Request: Extract the lines from the start through the line that holds "title.textContent='Escaños';", both included, omitting all images.

......

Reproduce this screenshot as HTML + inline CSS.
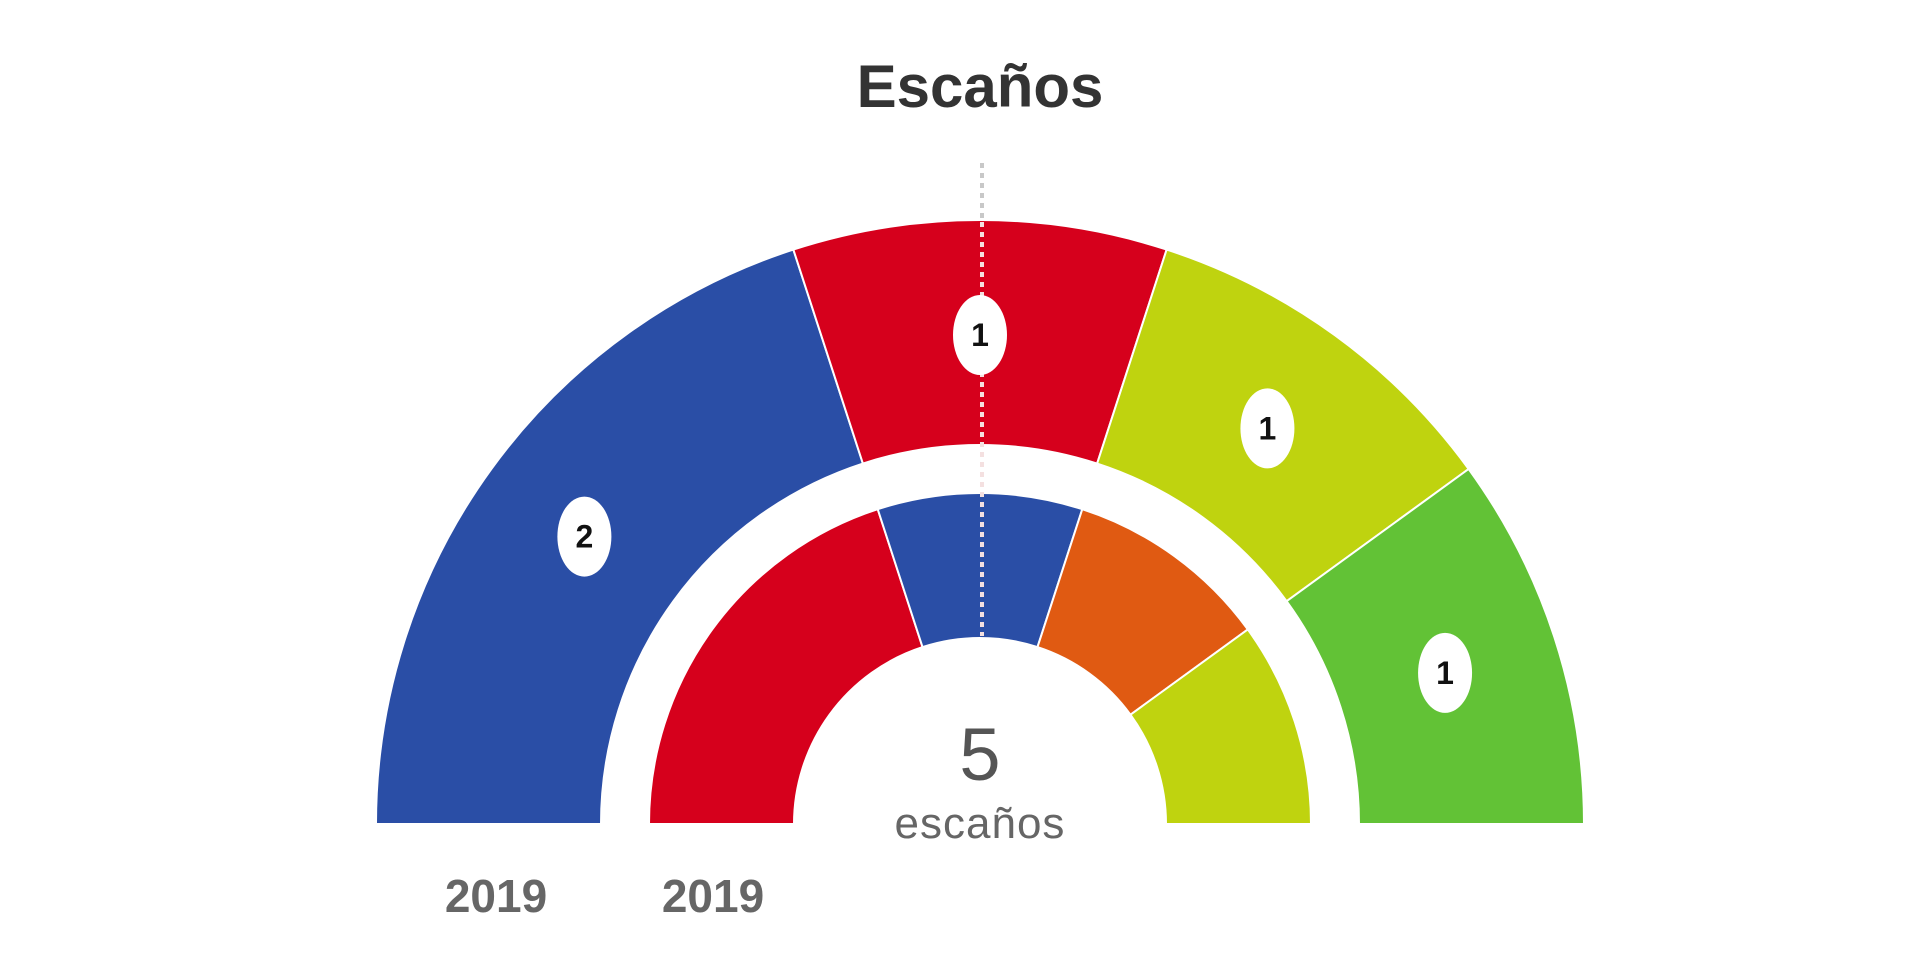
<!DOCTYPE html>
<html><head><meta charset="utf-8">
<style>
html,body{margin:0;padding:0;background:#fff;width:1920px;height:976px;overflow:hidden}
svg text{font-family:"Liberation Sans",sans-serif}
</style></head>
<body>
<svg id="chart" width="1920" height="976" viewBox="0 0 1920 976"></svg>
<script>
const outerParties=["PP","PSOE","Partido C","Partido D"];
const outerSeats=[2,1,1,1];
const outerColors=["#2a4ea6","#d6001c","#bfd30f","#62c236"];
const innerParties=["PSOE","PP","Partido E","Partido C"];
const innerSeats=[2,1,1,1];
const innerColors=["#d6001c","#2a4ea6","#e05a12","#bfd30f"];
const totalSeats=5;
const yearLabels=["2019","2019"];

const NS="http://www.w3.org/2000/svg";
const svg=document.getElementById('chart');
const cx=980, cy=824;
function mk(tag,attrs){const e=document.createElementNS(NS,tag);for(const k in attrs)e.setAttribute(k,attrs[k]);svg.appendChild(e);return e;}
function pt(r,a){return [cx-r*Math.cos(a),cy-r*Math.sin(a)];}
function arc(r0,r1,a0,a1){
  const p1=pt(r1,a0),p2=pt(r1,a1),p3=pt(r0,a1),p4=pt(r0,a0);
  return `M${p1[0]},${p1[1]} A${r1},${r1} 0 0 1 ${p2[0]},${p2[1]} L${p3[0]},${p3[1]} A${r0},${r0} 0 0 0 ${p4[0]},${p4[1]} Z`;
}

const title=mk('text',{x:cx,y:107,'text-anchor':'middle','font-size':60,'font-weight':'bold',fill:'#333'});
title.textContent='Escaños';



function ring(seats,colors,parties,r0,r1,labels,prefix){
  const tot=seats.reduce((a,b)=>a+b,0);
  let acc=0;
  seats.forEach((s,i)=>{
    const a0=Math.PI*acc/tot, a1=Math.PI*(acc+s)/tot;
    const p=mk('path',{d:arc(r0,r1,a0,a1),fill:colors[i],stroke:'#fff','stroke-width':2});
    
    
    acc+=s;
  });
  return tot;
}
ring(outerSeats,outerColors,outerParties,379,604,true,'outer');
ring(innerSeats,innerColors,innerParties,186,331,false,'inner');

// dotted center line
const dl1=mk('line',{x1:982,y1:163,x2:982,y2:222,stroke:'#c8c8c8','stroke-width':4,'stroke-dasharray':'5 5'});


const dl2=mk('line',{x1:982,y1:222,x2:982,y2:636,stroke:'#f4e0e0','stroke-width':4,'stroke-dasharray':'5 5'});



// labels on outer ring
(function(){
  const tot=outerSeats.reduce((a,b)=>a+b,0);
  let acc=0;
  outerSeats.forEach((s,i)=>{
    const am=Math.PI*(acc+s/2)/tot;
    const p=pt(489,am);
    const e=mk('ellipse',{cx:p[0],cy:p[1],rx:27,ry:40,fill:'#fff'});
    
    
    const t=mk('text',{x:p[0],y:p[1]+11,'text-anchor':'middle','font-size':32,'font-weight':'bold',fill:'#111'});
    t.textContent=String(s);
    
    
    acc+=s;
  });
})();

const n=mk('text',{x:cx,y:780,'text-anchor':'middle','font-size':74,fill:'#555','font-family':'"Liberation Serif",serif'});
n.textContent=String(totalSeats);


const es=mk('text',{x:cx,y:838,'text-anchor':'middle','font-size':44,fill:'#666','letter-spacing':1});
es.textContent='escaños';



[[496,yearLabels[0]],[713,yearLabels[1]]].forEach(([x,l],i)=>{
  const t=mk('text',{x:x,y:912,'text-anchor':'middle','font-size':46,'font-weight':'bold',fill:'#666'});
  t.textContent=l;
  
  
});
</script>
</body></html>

......

Task output:
Reproduce this screenshot as HTML + inline CSS.
<!DOCTYPE html>
<html><head><meta charset="utf-8">
<style>
html,body{margin:0;padding:0;background:#fff;width:1920px;height:976px;overflow:hidden}
svg text{font-family:"Liberation Sans",sans-serif}
</style></head>
<body>
<svg id="chart" width="1920" height="976" viewBox="0 0 1920 976"></svg>
<script>
const outerParties=["PP","PSOE","Partido C","Partido D"];
const outerSeats=[2,1,1,1];
const outerColors=["#2a4ea6","#d6001c","#bfd30f","#62c236"];
const innerParties=["PSOE","PP","Partido E","Partido C"];
const innerSeats=[2,1,1,1];
const innerColors=["#d6001c","#2a4ea6","#e05a12","#bfd30f"];
const totalSeats=5;
const yearLabels=["2019","2019"];

const NS="http://www.w3.org/2000/svg";
const svg=document.getElementById('chart');
const cx=980, cy=824;
function mk(tag,attrs){const e=document.createElementNS(NS,tag);for(const k in attrs)e.setAttribute(k,attrs[k]);svg.appendChild(e);return e;}
function pt(r,a){return [cx-r*Math.cos(a),cy-r*Math.sin(a)];}
function arc(r0,r1,a0,a1){
  const p1=pt(r1,a0),p2=pt(r1,a1),p3=pt(r0,a1),p4=pt(r0,a0);
  return `M${p1[0]},${p1[1]} A${r1},${r1} 0 0 1 ${p2[0]},${p2[1]} L${p3[0]},${p3[1]} A${r0},${r0} 0 0 0 ${p4[0]},${p4[1]} Z`;
}

const title=mk('text',{x:cx,y:107,'text-anchor':'middle','font-size':60,'font-weight':'bold',fill:'#333'});
title.textContent='Escaños';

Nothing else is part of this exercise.